** Instructions to follow **
Only the lines from the start of the data through the line with "var pLabels = ['ns', 'ns', 'ns'];" belong in the copy. Restate them word for word, minus the pictures.

** Raw data **
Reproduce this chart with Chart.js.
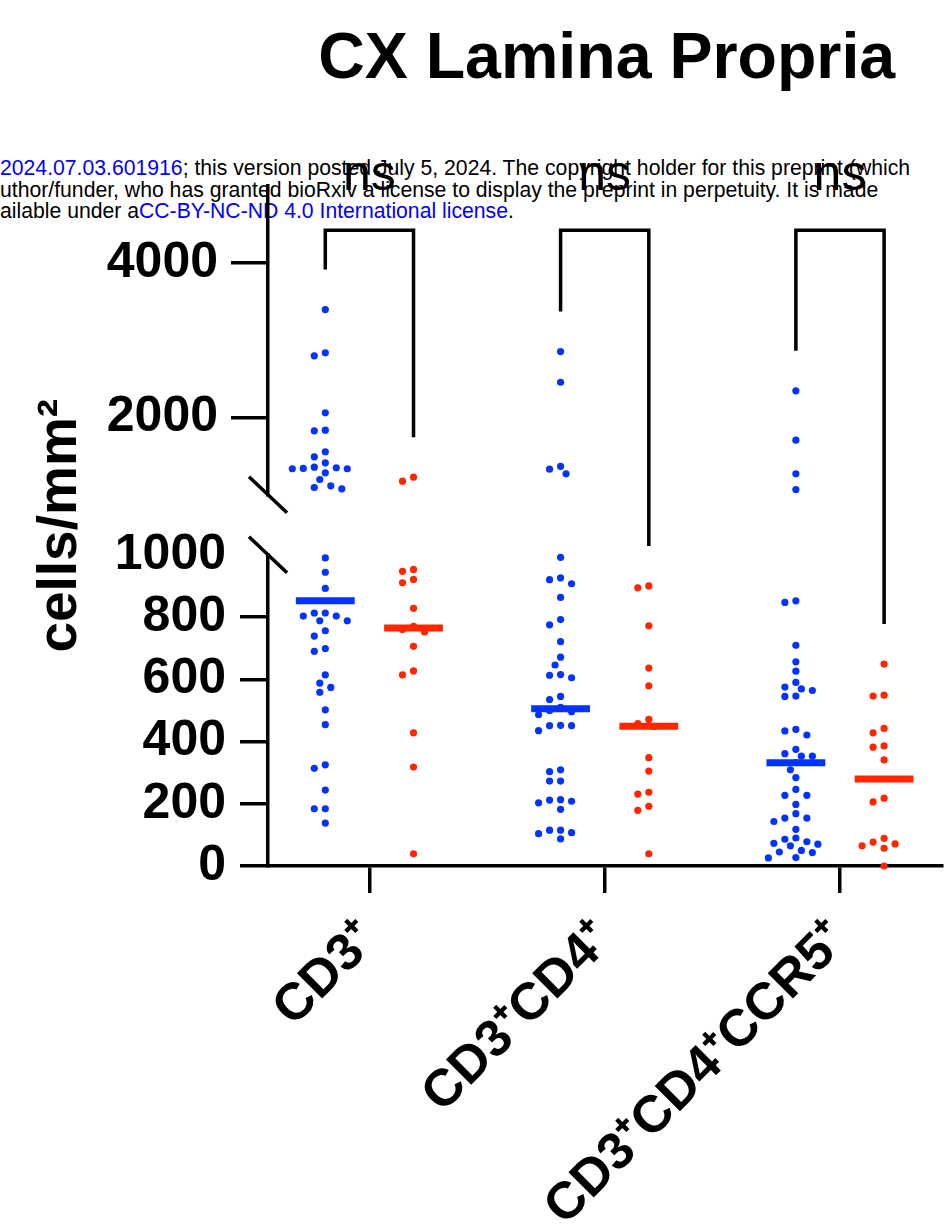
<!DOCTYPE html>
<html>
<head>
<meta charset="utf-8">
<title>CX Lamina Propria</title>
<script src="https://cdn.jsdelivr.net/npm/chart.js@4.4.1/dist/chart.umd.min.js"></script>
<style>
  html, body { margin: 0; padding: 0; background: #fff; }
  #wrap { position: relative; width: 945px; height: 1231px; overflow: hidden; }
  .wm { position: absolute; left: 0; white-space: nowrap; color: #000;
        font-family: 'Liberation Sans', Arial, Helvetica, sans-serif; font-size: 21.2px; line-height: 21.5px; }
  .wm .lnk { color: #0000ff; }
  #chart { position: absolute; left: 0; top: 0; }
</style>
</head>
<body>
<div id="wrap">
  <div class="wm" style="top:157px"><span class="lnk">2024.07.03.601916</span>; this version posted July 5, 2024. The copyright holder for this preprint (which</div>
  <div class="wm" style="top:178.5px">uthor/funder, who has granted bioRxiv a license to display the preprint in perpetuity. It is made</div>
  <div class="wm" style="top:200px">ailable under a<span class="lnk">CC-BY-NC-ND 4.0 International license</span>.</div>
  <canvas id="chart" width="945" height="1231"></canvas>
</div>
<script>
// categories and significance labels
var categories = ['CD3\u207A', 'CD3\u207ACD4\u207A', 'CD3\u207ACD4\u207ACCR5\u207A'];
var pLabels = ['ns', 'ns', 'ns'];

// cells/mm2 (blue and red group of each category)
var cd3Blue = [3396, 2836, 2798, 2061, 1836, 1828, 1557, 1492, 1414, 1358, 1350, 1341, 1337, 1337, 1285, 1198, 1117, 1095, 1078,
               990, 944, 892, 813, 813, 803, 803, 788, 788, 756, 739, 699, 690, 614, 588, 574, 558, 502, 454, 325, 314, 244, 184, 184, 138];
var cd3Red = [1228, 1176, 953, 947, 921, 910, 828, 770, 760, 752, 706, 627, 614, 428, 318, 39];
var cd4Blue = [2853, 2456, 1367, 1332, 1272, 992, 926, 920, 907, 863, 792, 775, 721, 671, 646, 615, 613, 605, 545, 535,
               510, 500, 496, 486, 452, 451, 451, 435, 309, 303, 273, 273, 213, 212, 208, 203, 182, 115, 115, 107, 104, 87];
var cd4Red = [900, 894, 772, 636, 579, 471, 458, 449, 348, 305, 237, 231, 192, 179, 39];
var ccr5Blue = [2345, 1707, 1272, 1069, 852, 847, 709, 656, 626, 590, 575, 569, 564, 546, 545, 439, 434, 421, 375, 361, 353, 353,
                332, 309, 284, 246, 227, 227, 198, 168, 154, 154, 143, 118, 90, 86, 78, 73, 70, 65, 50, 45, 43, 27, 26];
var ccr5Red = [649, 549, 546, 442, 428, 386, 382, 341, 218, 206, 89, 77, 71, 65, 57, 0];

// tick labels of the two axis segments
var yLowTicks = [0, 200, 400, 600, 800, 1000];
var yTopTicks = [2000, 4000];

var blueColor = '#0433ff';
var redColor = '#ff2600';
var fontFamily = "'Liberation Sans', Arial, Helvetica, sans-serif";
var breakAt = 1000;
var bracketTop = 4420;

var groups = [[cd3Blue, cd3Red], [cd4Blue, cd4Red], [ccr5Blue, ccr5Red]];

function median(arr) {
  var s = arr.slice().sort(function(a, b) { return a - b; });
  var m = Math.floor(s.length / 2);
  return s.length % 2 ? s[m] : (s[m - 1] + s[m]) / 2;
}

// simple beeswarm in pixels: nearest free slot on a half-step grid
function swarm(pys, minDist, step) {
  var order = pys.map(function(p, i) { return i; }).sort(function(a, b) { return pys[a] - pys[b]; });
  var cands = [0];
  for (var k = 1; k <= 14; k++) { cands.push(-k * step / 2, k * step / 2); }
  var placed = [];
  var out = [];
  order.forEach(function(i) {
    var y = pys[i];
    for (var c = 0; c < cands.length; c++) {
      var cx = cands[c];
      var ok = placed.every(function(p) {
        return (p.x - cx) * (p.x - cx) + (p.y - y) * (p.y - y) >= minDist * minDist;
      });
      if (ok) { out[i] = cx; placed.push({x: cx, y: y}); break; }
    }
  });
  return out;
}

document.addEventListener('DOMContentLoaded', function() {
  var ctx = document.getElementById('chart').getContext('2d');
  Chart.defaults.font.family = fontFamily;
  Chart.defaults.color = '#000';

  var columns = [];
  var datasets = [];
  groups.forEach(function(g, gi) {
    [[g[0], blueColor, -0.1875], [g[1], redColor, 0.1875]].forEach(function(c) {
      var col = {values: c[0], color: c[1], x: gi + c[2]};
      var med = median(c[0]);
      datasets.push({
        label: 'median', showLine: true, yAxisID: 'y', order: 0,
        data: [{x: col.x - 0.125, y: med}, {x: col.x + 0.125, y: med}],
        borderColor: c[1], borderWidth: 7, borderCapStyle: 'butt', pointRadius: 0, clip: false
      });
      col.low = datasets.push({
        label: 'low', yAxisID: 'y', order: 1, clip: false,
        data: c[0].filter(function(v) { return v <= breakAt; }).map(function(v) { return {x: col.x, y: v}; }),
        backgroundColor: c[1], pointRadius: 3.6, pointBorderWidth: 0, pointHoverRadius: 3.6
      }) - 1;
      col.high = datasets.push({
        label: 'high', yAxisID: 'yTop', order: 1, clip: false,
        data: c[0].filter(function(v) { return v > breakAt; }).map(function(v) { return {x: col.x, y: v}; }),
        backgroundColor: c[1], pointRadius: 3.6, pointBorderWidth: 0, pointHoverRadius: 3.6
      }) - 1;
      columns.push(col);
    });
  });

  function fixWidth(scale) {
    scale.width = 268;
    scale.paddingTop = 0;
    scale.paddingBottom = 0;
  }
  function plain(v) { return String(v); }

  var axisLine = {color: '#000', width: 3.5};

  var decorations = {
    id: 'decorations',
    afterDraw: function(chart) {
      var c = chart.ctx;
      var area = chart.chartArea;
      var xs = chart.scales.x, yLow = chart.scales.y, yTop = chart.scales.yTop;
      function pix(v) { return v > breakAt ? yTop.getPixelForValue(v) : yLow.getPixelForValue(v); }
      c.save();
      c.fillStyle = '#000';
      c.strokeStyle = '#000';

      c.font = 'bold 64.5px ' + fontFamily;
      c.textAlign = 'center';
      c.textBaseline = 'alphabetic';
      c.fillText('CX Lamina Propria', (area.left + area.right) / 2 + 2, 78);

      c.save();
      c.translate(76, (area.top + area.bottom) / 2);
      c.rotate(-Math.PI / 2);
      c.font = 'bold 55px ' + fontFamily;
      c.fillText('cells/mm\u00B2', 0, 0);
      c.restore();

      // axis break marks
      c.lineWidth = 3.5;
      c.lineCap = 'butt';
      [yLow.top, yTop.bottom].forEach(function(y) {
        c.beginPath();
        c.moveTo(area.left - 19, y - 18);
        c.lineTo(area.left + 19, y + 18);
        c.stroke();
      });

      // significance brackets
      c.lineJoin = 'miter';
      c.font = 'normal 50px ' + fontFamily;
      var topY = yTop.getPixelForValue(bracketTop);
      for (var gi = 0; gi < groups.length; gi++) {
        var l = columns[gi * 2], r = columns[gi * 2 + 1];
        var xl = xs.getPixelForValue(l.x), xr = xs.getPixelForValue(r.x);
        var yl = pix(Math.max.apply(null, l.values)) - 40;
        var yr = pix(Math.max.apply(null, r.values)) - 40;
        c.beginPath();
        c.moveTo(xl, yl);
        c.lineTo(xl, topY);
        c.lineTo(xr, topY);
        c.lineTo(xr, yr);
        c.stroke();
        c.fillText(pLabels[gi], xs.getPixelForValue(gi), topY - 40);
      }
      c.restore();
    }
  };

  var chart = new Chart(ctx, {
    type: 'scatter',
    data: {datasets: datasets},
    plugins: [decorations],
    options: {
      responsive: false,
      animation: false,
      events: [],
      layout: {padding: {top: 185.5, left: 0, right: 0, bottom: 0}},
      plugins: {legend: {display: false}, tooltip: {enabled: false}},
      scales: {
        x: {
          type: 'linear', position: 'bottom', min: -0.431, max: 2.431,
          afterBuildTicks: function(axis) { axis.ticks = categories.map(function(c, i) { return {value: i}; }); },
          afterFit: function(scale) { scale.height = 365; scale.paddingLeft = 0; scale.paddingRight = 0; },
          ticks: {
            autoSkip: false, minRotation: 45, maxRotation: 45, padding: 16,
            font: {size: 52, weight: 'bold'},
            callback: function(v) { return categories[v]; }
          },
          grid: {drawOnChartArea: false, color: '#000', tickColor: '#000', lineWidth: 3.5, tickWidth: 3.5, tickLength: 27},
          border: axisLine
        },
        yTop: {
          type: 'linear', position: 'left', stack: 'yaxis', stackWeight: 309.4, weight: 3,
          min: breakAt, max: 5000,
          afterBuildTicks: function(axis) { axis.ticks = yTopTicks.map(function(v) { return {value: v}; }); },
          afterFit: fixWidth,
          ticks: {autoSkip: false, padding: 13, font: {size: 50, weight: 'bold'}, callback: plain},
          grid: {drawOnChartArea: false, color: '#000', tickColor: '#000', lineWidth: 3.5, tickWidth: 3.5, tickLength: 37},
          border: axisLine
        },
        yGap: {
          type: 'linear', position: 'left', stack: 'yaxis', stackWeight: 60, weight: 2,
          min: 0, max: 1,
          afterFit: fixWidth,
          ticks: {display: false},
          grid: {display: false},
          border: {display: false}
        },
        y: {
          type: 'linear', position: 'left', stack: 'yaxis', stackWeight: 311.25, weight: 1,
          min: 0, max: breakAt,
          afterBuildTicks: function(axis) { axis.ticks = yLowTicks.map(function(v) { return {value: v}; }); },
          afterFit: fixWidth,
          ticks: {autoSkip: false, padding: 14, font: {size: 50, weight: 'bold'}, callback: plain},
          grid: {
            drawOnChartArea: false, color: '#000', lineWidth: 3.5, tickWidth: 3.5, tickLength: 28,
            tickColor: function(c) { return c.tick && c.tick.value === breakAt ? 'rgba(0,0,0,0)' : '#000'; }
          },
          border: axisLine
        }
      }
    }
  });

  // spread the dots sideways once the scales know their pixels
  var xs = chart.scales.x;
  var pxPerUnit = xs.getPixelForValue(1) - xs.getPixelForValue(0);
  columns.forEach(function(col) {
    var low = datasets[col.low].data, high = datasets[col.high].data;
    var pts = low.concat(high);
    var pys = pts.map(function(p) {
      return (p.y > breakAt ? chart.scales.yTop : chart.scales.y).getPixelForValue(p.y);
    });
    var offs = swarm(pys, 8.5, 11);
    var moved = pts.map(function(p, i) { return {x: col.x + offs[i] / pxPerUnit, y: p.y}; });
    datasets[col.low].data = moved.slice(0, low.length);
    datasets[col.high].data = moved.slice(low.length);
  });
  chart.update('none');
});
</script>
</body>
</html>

** Output of the task **
Reproduce this chart with Chart.js.
<!DOCTYPE html>
<html>
<head>
<meta charset="utf-8">
<title>CX Lamina Propria</title>
<script src="https://cdn.jsdelivr.net/npm/chart.js@4.4.1/dist/chart.umd.min.js"></script>
<style>
  html, body { margin: 0; padding: 0; background: #fff; }
  #wrap { position: relative; width: 945px; height: 1231px; overflow: hidden; }
  .wm { position: absolute; left: 0; white-space: nowrap; color: #000;
        font-family: 'Liberation Sans', Arial, Helvetica, sans-serif; font-size: 21.2px; line-height: 21.5px; }
  .wm .lnk { color: #0000ff; }
  #chart { position: absolute; left: 0; top: 0; }
</style>
</head>
<body>
<div id="wrap">
  <div class="wm" style="top:157px"><span class="lnk">2024.07.03.601916</span>; this version posted July 5, 2024. The copyright holder for this preprint (which</div>
  <div class="wm" style="top:178.5px">uthor/funder, who has granted bioRxiv a license to display the preprint in perpetuity. It is made</div>
  <div class="wm" style="top:200px">ailable under a<span class="lnk">CC-BY-NC-ND 4.0 International license</span>.</div>
  <canvas id="chart" width="945" height="1231"></canvas>
</div>
<script>
// categories and significance labels
var categories = ['CD3\u207A', 'CD3\u207ACD4\u207A', 'CD3\u207ACD4\u207ACCR5\u207A'];
var pLabels = ['ns', 'ns', 'ns'];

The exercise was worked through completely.